Bezalel-produced silver of the early twentieth century is now collected internationally, with major examples in the Israel Museum, the Magnes Collection at the University of California Berkeley, the Jewish Museum in New York, and other major Jewish museum collections. The school closed in the 1920s for financial reasons, reopened in 1935 under the name New Bezalel, and continues today as Bezalel Academy of Arts and Design, the principal art and design school of Israel.
Modernist and contemporary silversmithing
The mid- and late-twentieth century saw the emergence of a modernist Israeli studio silver tradition, drawing on Bauhaus and international modernist influences alongside the Yemenite and Bezalel inheritances. Designers including Arie Ofir, Bianca Eshel-Gershuni, Esther Knobel, and Vered Kaminski developed a contemporary studio-jewellery practice with international recognition. The Jerusalem-based silversmiths of the contemporary scene, many trained at Bezalel, work across ritual silver (Judaica including kiddush cups, candlesticks, Torah ornaments), sculptural jewellery, and contemporary art jewellery for international galleries.

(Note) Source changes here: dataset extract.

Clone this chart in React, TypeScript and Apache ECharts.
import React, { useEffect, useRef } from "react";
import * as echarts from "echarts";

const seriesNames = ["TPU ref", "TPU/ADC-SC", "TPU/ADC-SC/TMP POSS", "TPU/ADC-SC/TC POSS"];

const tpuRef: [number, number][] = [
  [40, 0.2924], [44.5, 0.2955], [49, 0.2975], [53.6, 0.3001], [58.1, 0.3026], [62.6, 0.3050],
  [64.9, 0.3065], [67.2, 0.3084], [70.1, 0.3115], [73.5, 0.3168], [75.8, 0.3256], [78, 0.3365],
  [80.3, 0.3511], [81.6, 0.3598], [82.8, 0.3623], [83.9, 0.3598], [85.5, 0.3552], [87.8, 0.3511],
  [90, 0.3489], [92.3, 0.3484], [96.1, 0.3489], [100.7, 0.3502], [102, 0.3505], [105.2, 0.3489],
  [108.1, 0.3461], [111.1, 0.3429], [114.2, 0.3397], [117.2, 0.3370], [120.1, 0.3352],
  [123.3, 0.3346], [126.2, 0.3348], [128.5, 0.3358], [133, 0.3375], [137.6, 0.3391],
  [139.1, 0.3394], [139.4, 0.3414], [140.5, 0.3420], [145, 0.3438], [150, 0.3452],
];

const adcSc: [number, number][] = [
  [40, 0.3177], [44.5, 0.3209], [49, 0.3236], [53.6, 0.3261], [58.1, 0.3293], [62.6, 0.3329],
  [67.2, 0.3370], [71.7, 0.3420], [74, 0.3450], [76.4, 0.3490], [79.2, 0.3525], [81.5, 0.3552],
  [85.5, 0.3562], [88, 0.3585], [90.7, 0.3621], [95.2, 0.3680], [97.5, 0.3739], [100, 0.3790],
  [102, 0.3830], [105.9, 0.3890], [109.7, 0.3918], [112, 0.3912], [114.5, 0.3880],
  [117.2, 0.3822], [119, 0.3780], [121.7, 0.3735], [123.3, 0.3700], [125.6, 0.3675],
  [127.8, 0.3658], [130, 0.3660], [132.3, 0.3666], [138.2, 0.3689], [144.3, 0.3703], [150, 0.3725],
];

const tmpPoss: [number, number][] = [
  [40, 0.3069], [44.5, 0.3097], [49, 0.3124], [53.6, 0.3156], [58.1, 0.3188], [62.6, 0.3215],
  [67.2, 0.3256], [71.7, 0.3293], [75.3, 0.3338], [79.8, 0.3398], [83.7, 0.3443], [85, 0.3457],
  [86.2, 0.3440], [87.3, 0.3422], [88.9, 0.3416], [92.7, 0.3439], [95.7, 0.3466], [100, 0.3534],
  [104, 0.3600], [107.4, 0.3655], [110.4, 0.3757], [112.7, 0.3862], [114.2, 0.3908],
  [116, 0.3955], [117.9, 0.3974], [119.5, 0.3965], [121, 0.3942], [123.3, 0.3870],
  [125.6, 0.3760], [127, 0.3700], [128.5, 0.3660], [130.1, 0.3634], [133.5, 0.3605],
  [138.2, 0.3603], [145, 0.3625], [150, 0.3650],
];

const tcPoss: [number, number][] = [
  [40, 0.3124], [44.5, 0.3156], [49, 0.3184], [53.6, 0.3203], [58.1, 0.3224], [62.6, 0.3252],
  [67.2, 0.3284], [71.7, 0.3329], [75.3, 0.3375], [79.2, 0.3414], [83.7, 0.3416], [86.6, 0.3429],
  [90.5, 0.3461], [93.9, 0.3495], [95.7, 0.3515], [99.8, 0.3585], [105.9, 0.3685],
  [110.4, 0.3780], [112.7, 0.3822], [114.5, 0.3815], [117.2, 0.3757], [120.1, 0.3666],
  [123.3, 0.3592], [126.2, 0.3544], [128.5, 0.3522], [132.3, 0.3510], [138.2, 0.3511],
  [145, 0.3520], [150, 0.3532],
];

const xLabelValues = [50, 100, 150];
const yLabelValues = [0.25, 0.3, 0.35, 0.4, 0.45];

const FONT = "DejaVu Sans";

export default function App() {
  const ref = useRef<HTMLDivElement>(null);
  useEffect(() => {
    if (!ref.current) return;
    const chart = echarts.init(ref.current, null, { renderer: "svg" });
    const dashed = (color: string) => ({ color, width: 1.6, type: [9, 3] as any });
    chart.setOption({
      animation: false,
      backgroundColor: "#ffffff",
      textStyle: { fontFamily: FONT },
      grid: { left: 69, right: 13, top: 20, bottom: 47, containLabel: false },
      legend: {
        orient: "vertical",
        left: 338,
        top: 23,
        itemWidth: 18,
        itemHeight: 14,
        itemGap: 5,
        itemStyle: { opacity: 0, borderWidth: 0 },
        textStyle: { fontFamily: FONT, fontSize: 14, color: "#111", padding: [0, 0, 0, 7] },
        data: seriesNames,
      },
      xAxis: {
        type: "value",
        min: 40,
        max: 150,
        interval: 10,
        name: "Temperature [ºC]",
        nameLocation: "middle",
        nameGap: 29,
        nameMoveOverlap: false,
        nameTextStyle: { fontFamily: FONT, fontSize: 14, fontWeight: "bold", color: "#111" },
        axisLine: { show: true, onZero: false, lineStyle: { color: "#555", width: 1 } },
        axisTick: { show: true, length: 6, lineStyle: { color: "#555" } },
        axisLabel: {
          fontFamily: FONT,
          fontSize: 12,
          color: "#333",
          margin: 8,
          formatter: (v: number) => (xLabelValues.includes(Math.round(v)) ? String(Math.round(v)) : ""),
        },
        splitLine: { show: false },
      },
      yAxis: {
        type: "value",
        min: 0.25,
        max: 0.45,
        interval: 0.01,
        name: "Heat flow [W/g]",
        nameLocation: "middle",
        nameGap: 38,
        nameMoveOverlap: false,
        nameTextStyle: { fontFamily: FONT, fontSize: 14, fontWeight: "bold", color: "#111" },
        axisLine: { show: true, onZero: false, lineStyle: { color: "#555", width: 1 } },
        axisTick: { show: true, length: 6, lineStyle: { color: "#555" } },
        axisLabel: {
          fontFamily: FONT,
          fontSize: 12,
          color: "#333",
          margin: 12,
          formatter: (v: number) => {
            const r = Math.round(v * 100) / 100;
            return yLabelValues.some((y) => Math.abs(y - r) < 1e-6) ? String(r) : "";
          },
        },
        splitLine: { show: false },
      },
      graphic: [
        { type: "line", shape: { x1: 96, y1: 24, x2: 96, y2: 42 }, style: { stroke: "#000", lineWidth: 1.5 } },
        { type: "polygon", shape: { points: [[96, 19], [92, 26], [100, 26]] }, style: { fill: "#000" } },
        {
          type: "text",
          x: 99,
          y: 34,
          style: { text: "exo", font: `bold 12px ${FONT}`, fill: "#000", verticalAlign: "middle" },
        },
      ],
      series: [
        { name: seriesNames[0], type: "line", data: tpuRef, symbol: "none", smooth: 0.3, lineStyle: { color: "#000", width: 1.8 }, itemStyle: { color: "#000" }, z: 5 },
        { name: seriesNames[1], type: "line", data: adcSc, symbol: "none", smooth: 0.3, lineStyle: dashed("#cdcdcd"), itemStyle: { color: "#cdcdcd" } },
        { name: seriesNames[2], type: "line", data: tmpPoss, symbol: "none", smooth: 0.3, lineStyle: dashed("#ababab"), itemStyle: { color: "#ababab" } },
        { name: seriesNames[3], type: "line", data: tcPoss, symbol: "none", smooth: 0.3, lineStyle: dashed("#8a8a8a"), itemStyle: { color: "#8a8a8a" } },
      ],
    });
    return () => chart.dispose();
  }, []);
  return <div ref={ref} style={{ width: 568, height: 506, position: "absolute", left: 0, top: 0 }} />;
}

The Israeli silver Judaica market remains one of the most active in the world, with workshops in Jerusalem, Tel Aviv, Bnei Brak, and other cities supplying both the domestic religious market and the international diaspora. The combination of religious functional need (kiddush cups, mezuzot, hanukiyot, Shabbat candlesticks, Torah pointers) with the inherited craft traditions has sustained continuous production at a level few other contemporary silver traditions match.
Trade and museum institutions
The Israel Museum in Jerusalem holds the principal national collection of Israeli silversmithing across all its periods. The Tel Aviv Museum of Art holds significant modern and contemporary holdings. The Yemenite Jewish Heritage Museum in Rosh HaAyin documents the Yemeni Jewish material culture including silverwork. International collections at the Jewish Museum in New York, the Magnes Collection in Berkeley, the Diaspora Museum in Tel Aviv, and the Beth Hatefutsoth (now Anu) Museum hold related collections. Auction houses including Tiroche Auction House (Tel Aviv), Kedem (Jerusalem), and Sotheby's and Christie's in their Judaica sales handle the secondary market for historical Israeli silver.
For the working trade, Israeli silversmithing represents both a continuing contemporary studio practice and an active secondary market in historical Yemenite and Bezalel pieces. Provenance documentation matters particularly for pieces attributed to Bezalel or to specific Yemenite silver workshops, since the historical attribution can substantially affect value and the field has its share of later copies and pastiches.